### Problem:
Repeat each line of the material exactly.

### Extracted records:
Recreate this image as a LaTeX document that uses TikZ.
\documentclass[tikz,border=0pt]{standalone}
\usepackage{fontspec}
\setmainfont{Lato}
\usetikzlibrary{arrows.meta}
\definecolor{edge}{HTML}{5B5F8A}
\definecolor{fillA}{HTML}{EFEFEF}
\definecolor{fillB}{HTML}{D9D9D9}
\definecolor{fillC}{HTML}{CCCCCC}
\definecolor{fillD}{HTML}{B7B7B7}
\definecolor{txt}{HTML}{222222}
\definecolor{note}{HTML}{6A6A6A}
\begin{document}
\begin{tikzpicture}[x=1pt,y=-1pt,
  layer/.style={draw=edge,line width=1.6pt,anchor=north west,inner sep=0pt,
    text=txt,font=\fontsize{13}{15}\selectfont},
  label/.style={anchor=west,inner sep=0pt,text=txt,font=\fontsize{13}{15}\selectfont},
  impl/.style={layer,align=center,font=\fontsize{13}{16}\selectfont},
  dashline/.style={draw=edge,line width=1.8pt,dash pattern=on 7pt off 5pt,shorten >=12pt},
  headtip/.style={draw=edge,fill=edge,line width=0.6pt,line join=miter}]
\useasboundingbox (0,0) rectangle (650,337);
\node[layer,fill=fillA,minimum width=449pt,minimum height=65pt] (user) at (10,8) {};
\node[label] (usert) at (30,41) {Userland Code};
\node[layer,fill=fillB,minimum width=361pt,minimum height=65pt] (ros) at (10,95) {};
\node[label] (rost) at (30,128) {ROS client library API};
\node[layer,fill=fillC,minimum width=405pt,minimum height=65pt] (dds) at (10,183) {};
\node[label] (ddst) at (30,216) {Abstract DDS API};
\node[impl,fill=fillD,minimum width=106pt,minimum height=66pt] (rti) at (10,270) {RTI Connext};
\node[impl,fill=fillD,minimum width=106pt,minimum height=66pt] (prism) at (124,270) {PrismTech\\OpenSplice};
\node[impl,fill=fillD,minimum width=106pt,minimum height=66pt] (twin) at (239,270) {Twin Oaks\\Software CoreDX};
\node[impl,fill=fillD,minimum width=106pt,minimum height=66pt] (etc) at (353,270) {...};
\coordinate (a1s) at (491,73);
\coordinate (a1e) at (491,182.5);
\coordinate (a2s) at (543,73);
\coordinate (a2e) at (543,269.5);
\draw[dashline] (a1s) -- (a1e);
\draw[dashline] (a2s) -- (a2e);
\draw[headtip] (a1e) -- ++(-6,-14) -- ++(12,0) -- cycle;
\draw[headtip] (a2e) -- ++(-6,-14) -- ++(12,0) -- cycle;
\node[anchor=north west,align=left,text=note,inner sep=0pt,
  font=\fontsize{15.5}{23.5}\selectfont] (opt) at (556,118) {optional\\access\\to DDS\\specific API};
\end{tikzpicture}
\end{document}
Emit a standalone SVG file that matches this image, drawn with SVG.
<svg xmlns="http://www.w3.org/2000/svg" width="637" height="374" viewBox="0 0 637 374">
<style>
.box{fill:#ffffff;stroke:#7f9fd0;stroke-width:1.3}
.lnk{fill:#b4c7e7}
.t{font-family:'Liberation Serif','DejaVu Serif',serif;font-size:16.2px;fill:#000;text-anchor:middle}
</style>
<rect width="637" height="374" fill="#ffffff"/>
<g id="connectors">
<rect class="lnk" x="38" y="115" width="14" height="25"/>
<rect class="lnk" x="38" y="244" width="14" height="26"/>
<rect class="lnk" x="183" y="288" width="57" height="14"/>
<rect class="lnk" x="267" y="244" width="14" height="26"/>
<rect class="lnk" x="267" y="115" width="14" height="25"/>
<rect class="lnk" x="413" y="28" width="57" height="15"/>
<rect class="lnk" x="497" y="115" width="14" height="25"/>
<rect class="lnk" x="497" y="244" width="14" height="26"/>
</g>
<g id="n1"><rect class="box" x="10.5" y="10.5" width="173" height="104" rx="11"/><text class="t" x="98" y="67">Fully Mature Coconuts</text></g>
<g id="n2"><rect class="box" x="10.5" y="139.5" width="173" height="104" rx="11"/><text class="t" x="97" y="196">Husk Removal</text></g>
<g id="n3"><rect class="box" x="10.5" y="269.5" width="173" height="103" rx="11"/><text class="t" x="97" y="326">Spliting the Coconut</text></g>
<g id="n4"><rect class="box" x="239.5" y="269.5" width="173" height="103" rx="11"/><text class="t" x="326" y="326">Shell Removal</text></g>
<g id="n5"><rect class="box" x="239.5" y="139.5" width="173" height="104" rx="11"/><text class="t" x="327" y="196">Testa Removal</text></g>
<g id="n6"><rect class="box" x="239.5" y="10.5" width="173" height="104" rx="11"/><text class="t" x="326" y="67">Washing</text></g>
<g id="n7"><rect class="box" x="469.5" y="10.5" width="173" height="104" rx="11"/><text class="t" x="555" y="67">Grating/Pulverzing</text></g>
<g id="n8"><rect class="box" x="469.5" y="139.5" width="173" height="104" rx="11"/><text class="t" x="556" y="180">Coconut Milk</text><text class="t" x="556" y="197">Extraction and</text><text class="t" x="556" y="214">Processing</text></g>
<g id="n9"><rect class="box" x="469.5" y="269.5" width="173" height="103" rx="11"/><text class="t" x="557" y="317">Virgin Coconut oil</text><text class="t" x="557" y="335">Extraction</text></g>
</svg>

### Finished task:
Recreate this image as a LaTeX document that uses TikZ.
\documentclass[tikz,border=0pt]{standalone}
\usepackage{fontspec}
\setmainfont{Lato}
\usetikzlibrary{arrows.meta}
\definecolor{edge}{HTML}{5B5F8A}
\definecolor{fillA}{HTML}{EFEFEF}
\definecolor{fillB}{HTML}{D9D9D9}
\definecolor{fillC}{HTML}{CCCCCC}
\definecolor{fillD}{HTML}{B7B7B7}
\definecolor{txt}{HTML}{222222}
\definecolor{note}{HTML}{6A6A6A}
\begin{document}
\begin{tikzpicture}[x=1pt,y=-1pt,
  layer/.style={draw=edge,line width=1.6pt,anchor=north west,inner sep=0pt,
    text=txt,font=\fontsize{13}{15}\selectfont},
  label/.style={anchor=west,inner sep=0pt,text=txt,font=\fontsize{13}{15}\selectfont},
  impl/.style={layer,align=center,font=\fontsize{13}{16}\selectfont},
  dashline/.style={draw=edge,line width=1.8pt,dash pattern=on 7pt off 5pt,shorten >=12pt},
  headtip/.style={draw=edge,fill=edge,line width=0.6pt,line join=miter}]
\useasboundingbox (0,0) rectangle (650,337);
\node[layer,fill=fillA,minimum width=449pt,minimum height=65pt] (user) at (10,8) {};
\node[label] (usert) at (30,41) {Userland Code};
\node[layer,fill=fillB,minimum width=361pt,minimum height=65pt] (ros) at (10,95) {};
\node[label] (rost) at (30,128) {ROS client library API};
\node[layer,fill=fillC,minimum width=405pt,minimum height=65pt] (dds) at (10,183) {};
\node[label] (ddst) at (30,216) {Abstract DDS API};
\node[impl,fill=fillD,minimum width=106pt,minimum height=66pt] (rti) at (10,270) {RTI Connext};
\node[impl,fill=fillD,minimum width=106pt,minimum height=66pt] (prism) at (124,270) {PrismTech\\OpenSplice};
\node[impl,fill=fillD,minimum width=106pt,minimum height=66pt] (twin) at (239,270) {Twin Oaks\\Software CoreDX};
\node[impl,fill=fillD,minimum width=106pt,minimum height=66pt] (etc) at (353,270) {...};
\coordinate (a1s) at (491,73);
\coordinate (a1e) at (491,182.5);
\coordinate (a2s) at (543,73);
\coordinate (a2e) at (543,269.5);
\draw[dashline] (a1s) -- (a1e);
\draw[dashline] (a2s) -- (a2e);
\draw[headtip] (a1e) -- ++(-6,-14) -- ++(12,0) -- cycle;
\draw[headtip] (a2e) -- ++(-6,-14) -- ++(12,0) -- cycle;
\node[anchor=north west,align=left,text=note,inner sep=0pt,
  font=\fontsize{15.5}{23.5}\selectfont] (opt) at (556,118) {optional\\access\\to DDS\\specific API};
\end{tikzpicture}
\end{document}
Emit a standalone SVG file that matches this image, drawn with SVG.
<svg xmlns="http://www.w3.org/2000/svg" width="637" height="374" viewBox="0 0 637 374">
<style>
.box{fill:#ffffff;stroke:#7f9fd0;stroke-width:1.3}
.lnk{fill:#b4c7e7}
.t{font-family:'Liberation Serif','DejaVu Serif',serif;font-size:16.2px;fill:#000;text-anchor:middle}
</style>
<rect width="637" height="374" fill="#ffffff"/>
<g id="connectors">
<rect class="lnk" x="38" y="115" width="14" height="25"/>
<rect class="lnk" x="38" y="244" width="14" height="26"/>
<rect class="lnk" x="183" y="288" width="57" height="14"/>
<rect class="lnk" x="267" y="244" width="14" height="26"/>
<rect class="lnk" x="267" y="115" width="14" height="25"/>
<rect class="lnk" x="413" y="28" width="57" height="15"/>
<rect class="lnk" x="497" y="115" width="14" height="25"/>
<rect class="lnk" x="497" y="244" width="14" height="26"/>
</g>
<g id="n1"><rect class="box" x="10.5" y="10.5" width="173" height="104" rx="11"/><text class="t" x="98" y="67">Fully Mature Coconuts</text></g>
<g id="n2"><rect class="box" x="10.5" y="139.5" width="173" height="104" rx="11"/><text class="t" x="97" y="196">Husk Removal</text></g>
<g id="n3"><rect class="box" x="10.5" y="269.5" width="173" height="103" rx="11"/><text class="t" x="97" y="326">Spliting the Coconut</text></g>
<g id="n4"><rect class="box" x="239.5" y="269.5" width="173" height="103" rx="11"/><text class="t" x="326" y="326">Shell Removal</text></g>
<g id="n5"><rect class="box" x="239.5" y="139.5" width="173" height="104" rx="11"/><text class="t" x="327" y="196">Testa Removal</text></g>
<g id="n6"><rect class="box" x="239.5" y="10.5" width="173" height="104" rx="11"/><text class="t" x="326" y="67">Washing</text></g>
<g id="n7"><rect class="box" x="469.5" y="10.5" width="173" height="104" rx="11"/><text class="t" x="555" y="67">Grating/Pulverzing</text></g>
<g id="n8"><rect class="box" x="469.5" y="139.5" width="173" height="104" rx="11"/><text class="t" x="556" y="180">Coconut Milk</text><text class="t" x="556" y="197">Extraction and</text><text class="t" x="556" y="214">Processing</text></g>
<g id="n9"><rect class="box" x="469.5" y="269.5" width="173" height="103" rx="11"/><text class="t" x="557" y="317">Virgin Coconut oil</text><text class="t" x="557" y="335">Extraction</text></g>
</svg>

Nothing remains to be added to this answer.